What you have to do
For the copy, please give all of the data again exactly and leave the pictures out.

Entries with chart source code
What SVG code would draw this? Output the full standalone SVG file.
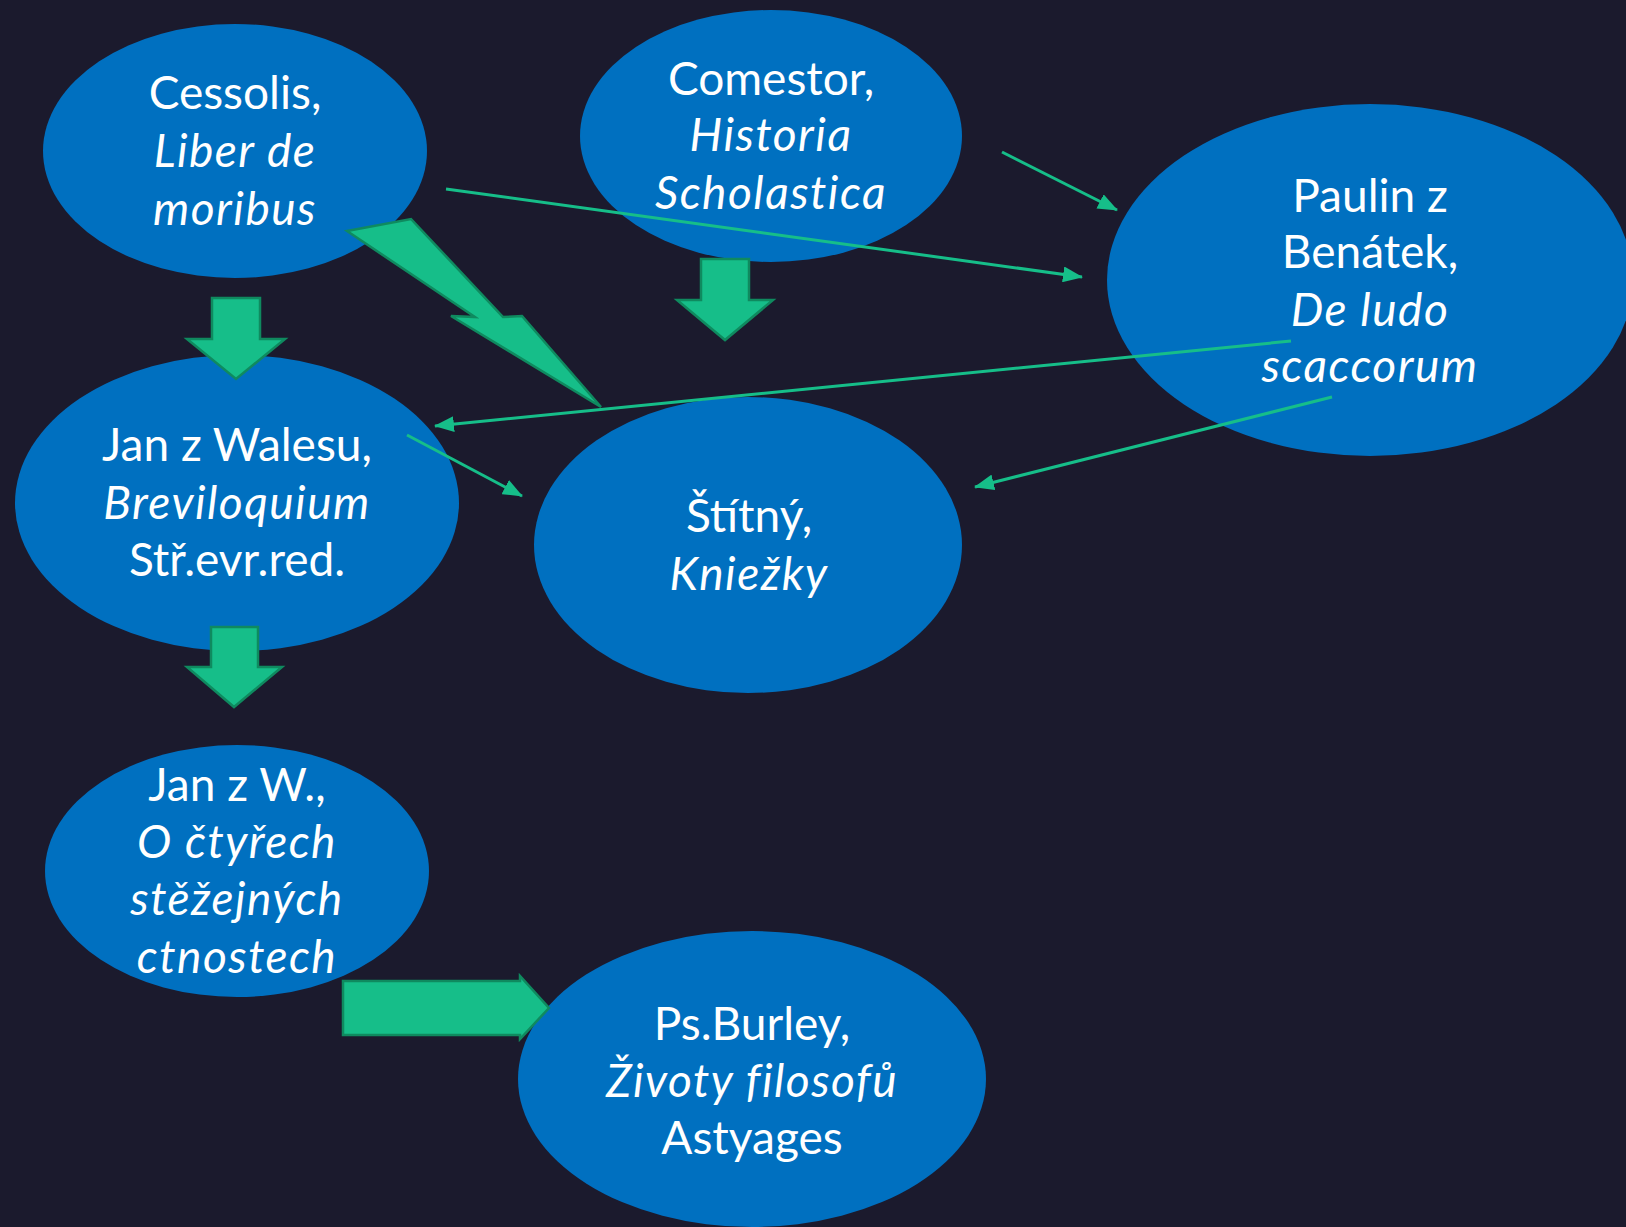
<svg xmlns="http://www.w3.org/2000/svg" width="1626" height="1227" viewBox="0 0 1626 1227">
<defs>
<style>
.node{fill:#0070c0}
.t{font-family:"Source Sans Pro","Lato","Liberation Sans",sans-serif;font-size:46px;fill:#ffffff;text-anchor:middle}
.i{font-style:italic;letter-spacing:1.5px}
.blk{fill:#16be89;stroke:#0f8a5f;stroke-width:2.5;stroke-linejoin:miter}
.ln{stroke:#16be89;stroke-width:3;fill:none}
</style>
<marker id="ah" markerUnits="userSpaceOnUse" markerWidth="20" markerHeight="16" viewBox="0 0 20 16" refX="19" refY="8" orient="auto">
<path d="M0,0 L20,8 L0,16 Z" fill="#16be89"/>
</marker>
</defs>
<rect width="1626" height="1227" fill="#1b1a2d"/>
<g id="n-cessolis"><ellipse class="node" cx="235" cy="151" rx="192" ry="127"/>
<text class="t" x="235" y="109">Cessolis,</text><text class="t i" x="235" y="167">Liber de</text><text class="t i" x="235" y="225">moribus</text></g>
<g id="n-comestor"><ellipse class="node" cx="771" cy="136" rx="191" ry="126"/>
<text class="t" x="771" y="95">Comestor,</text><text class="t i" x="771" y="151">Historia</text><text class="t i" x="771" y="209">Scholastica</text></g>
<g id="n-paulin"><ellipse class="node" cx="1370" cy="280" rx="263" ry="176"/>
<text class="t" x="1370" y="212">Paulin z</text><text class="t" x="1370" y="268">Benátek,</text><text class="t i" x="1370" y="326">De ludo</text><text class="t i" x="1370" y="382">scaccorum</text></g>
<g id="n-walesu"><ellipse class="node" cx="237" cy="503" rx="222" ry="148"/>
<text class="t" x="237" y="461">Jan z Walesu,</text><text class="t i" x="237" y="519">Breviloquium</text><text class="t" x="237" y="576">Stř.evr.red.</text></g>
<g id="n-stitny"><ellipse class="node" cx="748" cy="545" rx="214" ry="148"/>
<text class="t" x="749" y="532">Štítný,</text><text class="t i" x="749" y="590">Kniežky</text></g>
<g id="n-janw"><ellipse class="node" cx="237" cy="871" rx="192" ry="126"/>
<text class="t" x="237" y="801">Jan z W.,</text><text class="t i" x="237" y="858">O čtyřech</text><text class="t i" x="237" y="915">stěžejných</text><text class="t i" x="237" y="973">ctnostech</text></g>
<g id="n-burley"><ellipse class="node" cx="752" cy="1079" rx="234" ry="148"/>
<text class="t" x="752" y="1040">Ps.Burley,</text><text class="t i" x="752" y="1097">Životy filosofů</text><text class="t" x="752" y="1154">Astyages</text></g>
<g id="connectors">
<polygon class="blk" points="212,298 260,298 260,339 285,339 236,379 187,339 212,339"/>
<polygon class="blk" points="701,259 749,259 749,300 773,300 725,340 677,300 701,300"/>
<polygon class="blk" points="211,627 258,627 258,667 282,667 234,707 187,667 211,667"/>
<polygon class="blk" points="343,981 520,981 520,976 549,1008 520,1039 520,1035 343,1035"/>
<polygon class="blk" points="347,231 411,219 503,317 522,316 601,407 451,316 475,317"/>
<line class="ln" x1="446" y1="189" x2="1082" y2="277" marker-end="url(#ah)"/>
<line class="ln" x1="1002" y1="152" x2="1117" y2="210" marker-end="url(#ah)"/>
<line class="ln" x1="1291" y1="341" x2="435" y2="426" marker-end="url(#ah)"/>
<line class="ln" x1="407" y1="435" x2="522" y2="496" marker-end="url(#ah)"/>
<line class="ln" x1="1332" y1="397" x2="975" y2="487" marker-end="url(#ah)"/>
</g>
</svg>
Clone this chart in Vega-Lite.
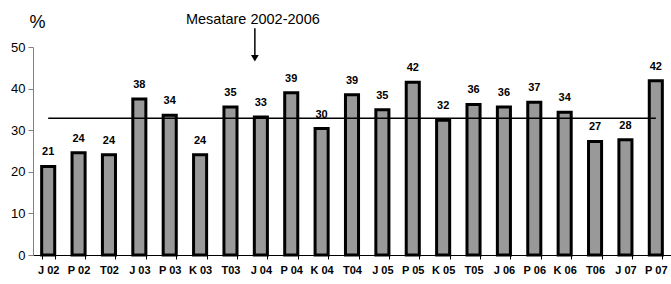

Solution
What SVG code would draw this? Output the full standalone SVG file.
<svg xmlns="http://www.w3.org/2000/svg" width="1626" height="1227" viewBox="0 0 1626 1227">
<defs>
<style>
.node{fill:#0070c0}
.t{font-family:"Source Sans Pro","Lato","Liberation Sans",sans-serif;font-size:46px;fill:#ffffff;text-anchor:middle}
.i{font-style:italic;letter-spacing:1.5px}
.blk{fill:#16be89;stroke:#0f8a5f;stroke-width:2.5;stroke-linejoin:miter}
.ln{stroke:#16be89;stroke-width:3;fill:none}
</style>
<marker id="ah" markerUnits="userSpaceOnUse" markerWidth="20" markerHeight="16" viewBox="0 0 20 16" refX="19" refY="8" orient="auto">
<path d="M0,0 L20,8 L0,16 Z" fill="#16be89"/>
</marker>
</defs>
<rect width="1626" height="1227" fill="#1b1a2d"/>
<g id="n-cessolis"><ellipse class="node" cx="235" cy="151" rx="192" ry="127"/>
<text class="t" x="235" y="109">Cessolis,</text><text class="t i" x="235" y="167">Liber de</text><text class="t i" x="235" y="225">moribus</text></g>
<g id="n-comestor"><ellipse class="node" cx="771" cy="136" rx="191" ry="126"/>
<text class="t" x="771" y="95">Comestor,</text><text class="t i" x="771" y="151">Historia</text><text class="t i" x="771" y="209">Scholastica</text></g>
<g id="n-paulin"><ellipse class="node" cx="1370" cy="280" rx="263" ry="176"/>
<text class="t" x="1370" y="212">Paulin z</text><text class="t" x="1370" y="268">Benátek,</text><text class="t i" x="1370" y="326">De ludo</text><text class="t i" x="1370" y="382">scaccorum</text></g>
<g id="n-walesu"><ellipse class="node" cx="237" cy="503" rx="222" ry="148"/>
<text class="t" x="237" y="461">Jan z Walesu,</text><text class="t i" x="237" y="519">Breviloquium</text><text class="t" x="237" y="576">Stř.evr.red.</text></g>
<g id="n-stitny"><ellipse class="node" cx="748" cy="545" rx="214" ry="148"/>
<text class="t" x="749" y="532">Štítný,</text><text class="t i" x="749" y="590">Kniežky</text></g>
<g id="n-janw"><ellipse class="node" cx="237" cy="871" rx="192" ry="126"/>
<text class="t" x="237" y="801">Jan z W.,</text><text class="t i" x="237" y="858">O čtyřech</text><text class="t i" x="237" y="915">stěžejných</text><text class="t i" x="237" y="973">ctnostech</text></g>
<g id="n-burley"><ellipse class="node" cx="752" cy="1079" rx="234" ry="148"/>
<text class="t" x="752" y="1040">Ps.Burley,</text><text class="t i" x="752" y="1097">Životy filosofů</text><text class="t" x="752" y="1154">Astyages</text></g>
<g id="connectors">
<polygon class="blk" points="212,298 260,298 260,339 285,339 236,379 187,339 212,339"/>
<polygon class="blk" points="701,259 749,259 749,300 773,300 725,340 677,300 701,300"/>
<polygon class="blk" points="211,627 258,627 258,667 282,667 234,707 187,667 211,667"/>
<polygon class="blk" points="343,981 520,981 520,976 549,1008 520,1039 520,1035 343,1035"/>
<polygon class="blk" points="347,231 411,219 503,317 522,316 601,407 451,316 475,317"/>
<line class="ln" x1="446" y1="189" x2="1082" y2="277" marker-end="url(#ah)"/>
<line class="ln" x1="1002" y1="152" x2="1117" y2="210" marker-end="url(#ah)"/>
<line class="ln" x1="1291" y1="341" x2="435" y2="426" marker-end="url(#ah)"/>
<line class="ln" x1="407" y1="435" x2="522" y2="496" marker-end="url(#ah)"/>
<line class="ln" x1="1332" y1="397" x2="975" y2="487" marker-end="url(#ah)"/>
</g>
</svg>
Clone this chart in Vega-Lite.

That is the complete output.